» Code that draws figures
* Start *
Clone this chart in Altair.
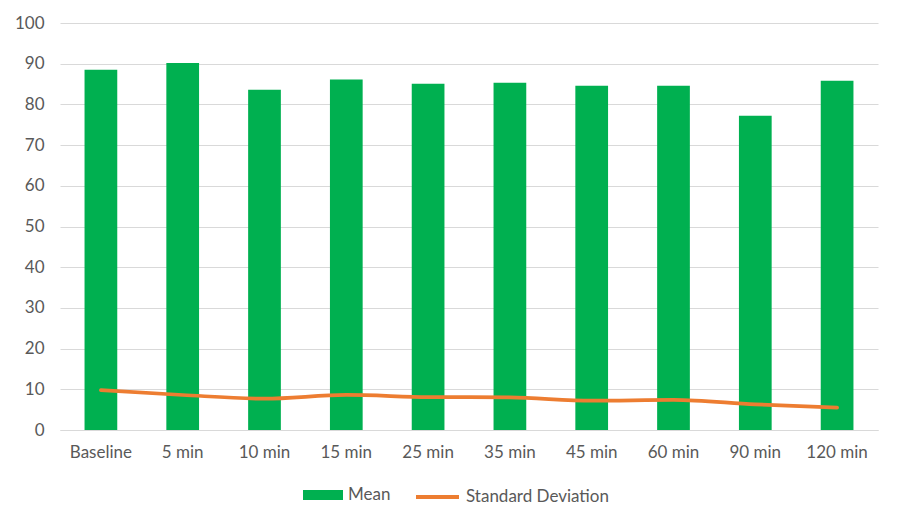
import altair as alt
import pandas as pd

categories = ["Baseline", "5 min", "10 min", "15 min", "25 min", "35 min", "45 min", "60 min", "90 min", "120 min"]
mean_values = [88.5, 90.2, 83.6, 86.1, 85.1, 85.3, 84.6, 84.6, 77.2, 85.8]
sd_values = [9.8, 8.6, 7.7, 8.6, 8.1, 8.0, 7.2, 7.4, 6.3, 5.5]
y_ticks = [0, 10, 20, 30, 40, 50, 60, 70, 80, 90, 100]

df = pd.DataFrame({"cat": categories, "mean": mean_values, "sd": sd_values})

FONT = "Lato"
TXT = "#595959"
GRID = "#d9d9d9"

xenc = alt.X(
    "cat:N",
    sort=categories,
    scale=alt.Scale(paddingInner=0.6, paddingOuter=0.3),
    axis=alt.Axis(title=None, labelAngle=0, ticks=False, domainColor=GRID,
                  labelPadding=14, grid=False),
)

bars = alt.Chart(df).transform_calculate(s1="'Mean'").mark_bar().encode(
    x=xenc,
    y=alt.Y("mean:Q", scale=alt.Scale(domain=[0, 100], nice=False),
            axis=alt.Axis(title=None, values=y_ticks, domain=False, ticks=False,
                          labelPadding=16, gridColor=GRID)),
    color=alt.Color("s1:N", scale=alt.Scale(domain=["Mean"], range=["#00B050"]),
                    legend=alt.Legend(title=None, orient="none", legendX=253, legendY=462,
                                      symbolType="M-2,-0.5H2V0.5H-2Z", symbolSize=400,
                                      symbolStrokeWidth=0, symbolOpacity=1,
                                      labelOffset=15, padding=0)),
)

line = alt.Chart(df).transform_calculate(s2="'Standard Deviation'").mark_line(
    strokeWidth=3.75, strokeCap="round", interpolate="monotone"
).encode(
    x=alt.X("cat:N", sort=categories, bandPosition=0.5),
    y=alt.Y("sd:Q"),
    stroke=alt.Stroke("s2:N", scale=alt.Scale(domain=["Standard Deviation"], range=["#ED7D31"]),
                      legend=alt.Legend(title=None, orient="none", legendX=365.5, legendY=462,
                                        symbolType="M-2.15,0H2.15", symbolSize=400,
                                        symbolStrokeWidth=4, labelOffset=16.5, padding=0)),
)

chart = alt.layer(bars, line).properties(
    width=818, height=407,
    autosize=alt.AutoSizeParams(type="none"),
    padding={"left": 52, "top": 15, "right": 16, "bottom": 89},
    background="white",
).configure_view(stroke=None).configure_axis(
    labelFont=FONT, labelFontSize=17, labelColor=TXT,
).configure_legend(
    labelFont=FONT, labelFontSize=17, labelColor=TXT,
)

chart.save("out.html", embed_options={"renderer": "svg", "actions": False})
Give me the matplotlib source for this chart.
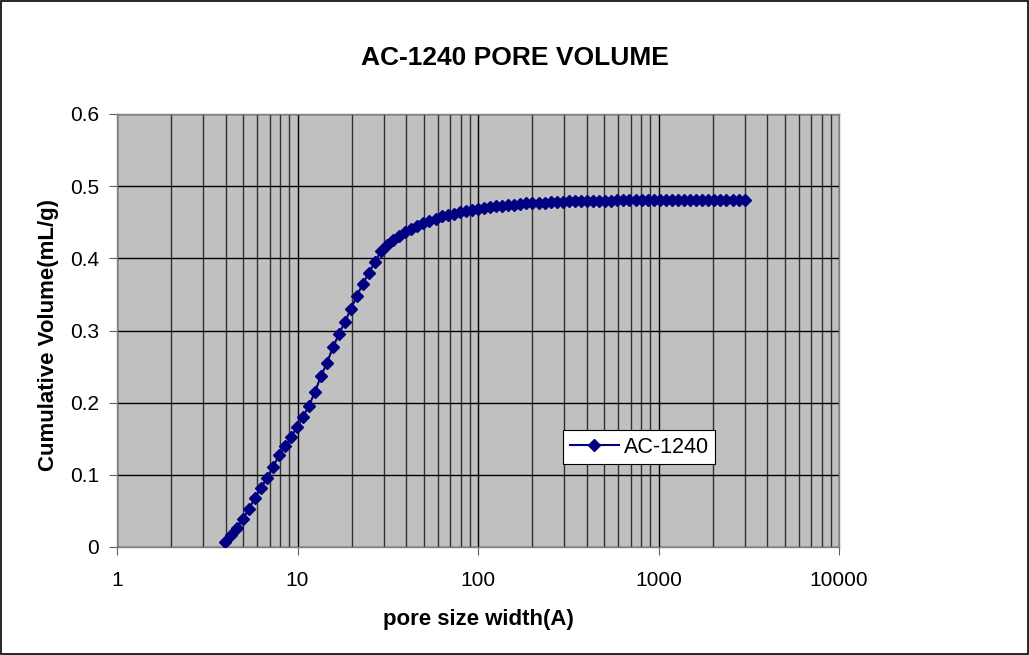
import matplotlib
matplotlib.use('Agg')
import matplotlib.pyplot as plt
from matplotlib.patches import Rectangle
from matplotlib.ticker import LogLocator, FixedLocator, FixedFormatter, NullFormatter

plt.rcParams['font.family'] = ['Liberation Sans', 'DejaVu Sans']

# pore width (A) and cumulative volume (mL/g)
pore_width = [3.97, 4.29, 4.63, 4.99, 5.39, 5.82, 6.28, 6.78, 7.32, 7.90,
              8.53, 9.20, 9.93, 10.72, 11.58, 12.50, 13.49, 14.56, 15.72, 16.97,
              18.32, 19.77, 21.34, 23.04, 24.87, 26.85, 28.98,
              31.3, 33.9, 36.6, 39.5, 42.7, 46.1, 49.8, 53.8, 58.2,
              62.8, 67.9, 73.3, 79.2, 85.6, 92.5, 99.9, 107.9, 116.6, 126.0,
              136.1, 147.0, 158.8, 171.6, 185.4, 200.3, 216.4, 233.8, 252.6, 272.9,
              294.9, 318.6, 344.2, 371.9, 401.8, 434.1, 469.0, 506.7, 547.4, 591.5,
              639.0, 690.4, 745.9, 805.9, 870.7, 940.7, 1016, 1098, 1186, 1282,
              1385, 1496, 1616, 1746, 1887, 2038, 2202, 2379, 2571, 2777, 3001]
cum_volume = [0.0065, 0.017, 0.027, 0.039, 0.053, 0.068, 0.082, 0.096, 0.111, 0.127,
              0.140, 0.152, 0.166, 0.180, 0.196, 0.215, 0.237, 0.255, 0.277, 0.295,
              0.312, 0.330, 0.348, 0.365, 0.380, 0.395, 0.410,
              0.418, 0.425, 0.431, 0.436, 0.441, 0.445, 0.449, 0.452, 0.455,
              0.458, 0.460, 0.462, 0.464, 0.466, 0.467, 0.468, 0.470, 0.471, 0.472,
              0.473, 0.474, 0.474, 0.475, 0.476, 0.476, 0.477, 0.477, 0.478, 0.478,
              0.478, 0.479, 0.479, 0.479, 0.479, 0.480, 0.480, 0.480, 0.480, 0.481,
              0.481, 0.481, 0.481, 0.481, 0.481, 0.481, 0.481, 0.481, 0.481, 0.481,
              0.481, 0.481, 0.481, 0.481, 0.481, 0.481, 0.481, 0.481, 0.481, 0.481, 0.481]

x_ticks = [1, 10, 100, 1000, 10000]
x_tick_labels = ['1', '10', '100', '1000', '10000']
y_ticks = [0, 0.1, 0.2, 0.3, 0.4, 0.5, 0.6]
y_tick_labels = ['0', '0.1', '0.2', '0.3', '0.4', '0.5', '0.6']

fig = plt.figure(figsize=(10.29, 6.55), dpi=100)
ax = fig.add_axes([117 / 1029, 1 - 547 / 655, (839 - 117) / 1029, (547 - 114) / 655])
ax.set_facecolor('#C0C0C0')

ax.plot(pore_width, cum_volume, color='#000080', lw=1.5, marker='D', ms=6,
        mec='#000080', mfc='#000080', label='AC-1240', zorder=3)

ax.set_xscale('log')
ax.set_xlim(1, 10000)
ax.set_ylim(0, 0.6)
ax.xaxis.set_major_locator(FixedLocator(x_ticks))
ax.xaxis.set_major_formatter(FixedFormatter(x_tick_labels))
ax.xaxis.set_minor_locator(LogLocator(base=10, subs=range(2, 10), numticks=20))
ax.xaxis.set_minor_formatter(NullFormatter())
ax.set_yticks(y_ticks)
ax.set_yticklabels(y_tick_labels)

ax.grid(True, which='major', axis='both', color='black', lw=1)
ax.grid(True, which='minor', axis='x', color='#303030', lw=1)
ax.set_axisbelow(True)

for sp in ax.spines.values():
    sp.set_color('#808080')
    sp.set_linewidth(1)
ax.tick_params(which='major', direction='out', length=6, color='#606060',
               labelsize=15, pad=11)
ax.tick_params(which='minor', length=0)
ax.tick_params(axis='y', pad=7)

# title sits a bit right of the plot-area centre, as in the original
fig.text(515 / 1029, 1 - 58 / 655, 'AC-1240 PORE VOLUME', fontsize=19,
         fontweight='bold', ha='center', va='center')
ax.set_xlabel('pore size width(A)', fontsize=16, fontweight='bold', labelpad=14)
ax.set_ylabel('Cumulative Volume(mL/g)', fontsize=16, fontweight='bold', va='center')
ax.yaxis.set_label_coords((49 - 117) / 722, 1 - (335 - 114) / 433)

leg = ax.legend(loc='upper left', bbox_to_anchor=(0.618, 0.27), fontsize=15.5,
                frameon=True, fancybox=False, handlelength=2.3, borderpad=0.3,
                handletextpad=0.2, borderaxespad=0)
leg.get_frame().set_edgecolor('black')
leg.get_frame().set_facecolor('white')
leg.get_frame().set_alpha(1)
leg.get_frame().set_linewidth(0.8)

fig.patches.append(Rectangle((0.0008, 0.0012), 0.998, 0.997, transform=fig.transFigure,
                             fill=False, edgecolor='black', lw=1.2))

fig.savefig('out.png', dpi=100)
* End *
» STATED TASK
Please repeat exactly the data above from its first line to the line that contains "80, 90, 100]", inclusive, and leave every picture out.

» FULL ANSWER
Clone this chart in Altair.
import altair as alt
import pandas as pd

categories = ["Baseline", "5 min", "10 min", "15 min", "25 min", "35 min", "45 min", "60 min", "90 min", "120 min"]
mean_values = [88.5, 90.2, 83.6, 86.1, 85.1, 85.3, 84.6, 84.6, 77.2, 85.8]
sd_values = [9.8, 8.6, 7.7, 8.6, 8.1, 8.0, 7.2, 7.4, 6.3, 5.5]
y_ticks = [0, 10, 20, 30, 40, 50, 60, 70, 80, 90, 100]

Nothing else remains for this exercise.